ADELAIDE, Australia, Aug. 3, 2020 — Researchers from the University of Adelaide and the University of Stuttgart have developed an ultrathin endoscope small enough to scan images from inside the blood vessels of mice. In humans, the scope will help scientists better understand causes of heart attack and disease progression and, subsequently, methods for treatment and prevention.
Ultrathin 3D-printed endoscope imaging an artery. Courtesy of Simon Thiele and Jiawen Li.
Using 3D microprinting, researchers printed high-quality, complex camera lenses too small to see with the naked eye. To build the device, they then printed a lens on the end of an optical fiber no thicker than a human hair. Researchers who fabricated the lens — including Simon Thiele, group leader of optical design and simulation at the University of Stuttgart — said the imaging device is the smallest endoscope in existence.
With a protective casing, the device is less than 0.5 mm in length. Miniaturized endoscopes allow doctors to monitor, from inside the blood vessels, the development and formation of plaques that build up in vessel walls, helping them better understand a major contributor to heart disease.

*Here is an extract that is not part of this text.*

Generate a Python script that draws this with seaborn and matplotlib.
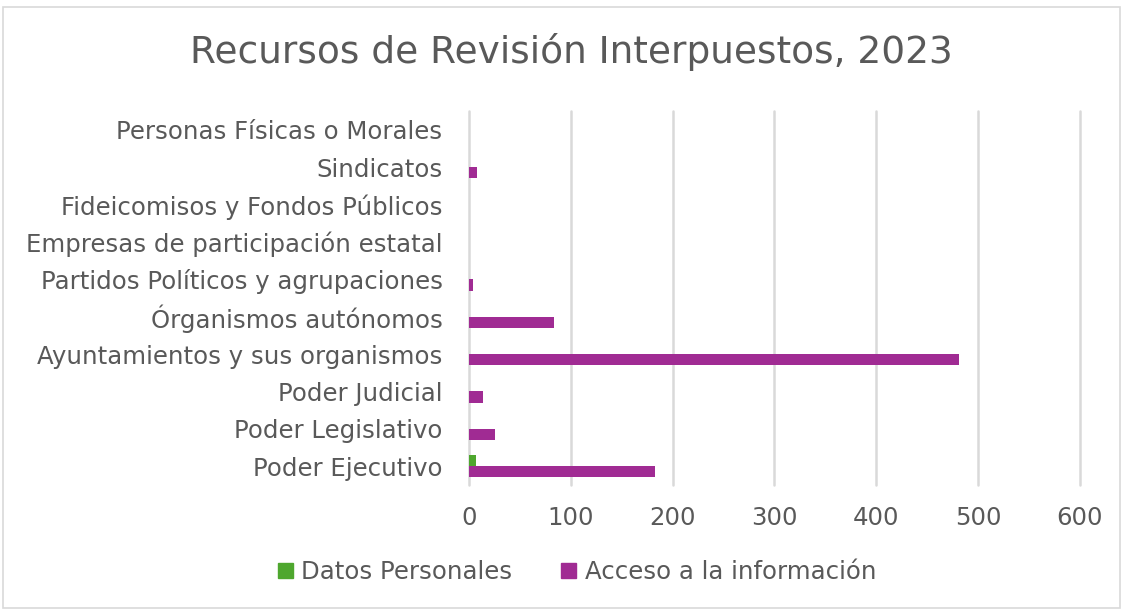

Jiawen Li, Heart Foundation postdoctoral fellow at the University of Adelaide’s Institute for Photonics and Advanced Sensing, co-authored the study introducing the endoscope. Preclinical and clinical diagnostics, she said, increasingly rely on visualizing and imaging the structure of blood vessels, including from inside the structures themselves.
The research was published in Light: Science & Applications (www.doi.org/10.1038/s41377-020-00365-w).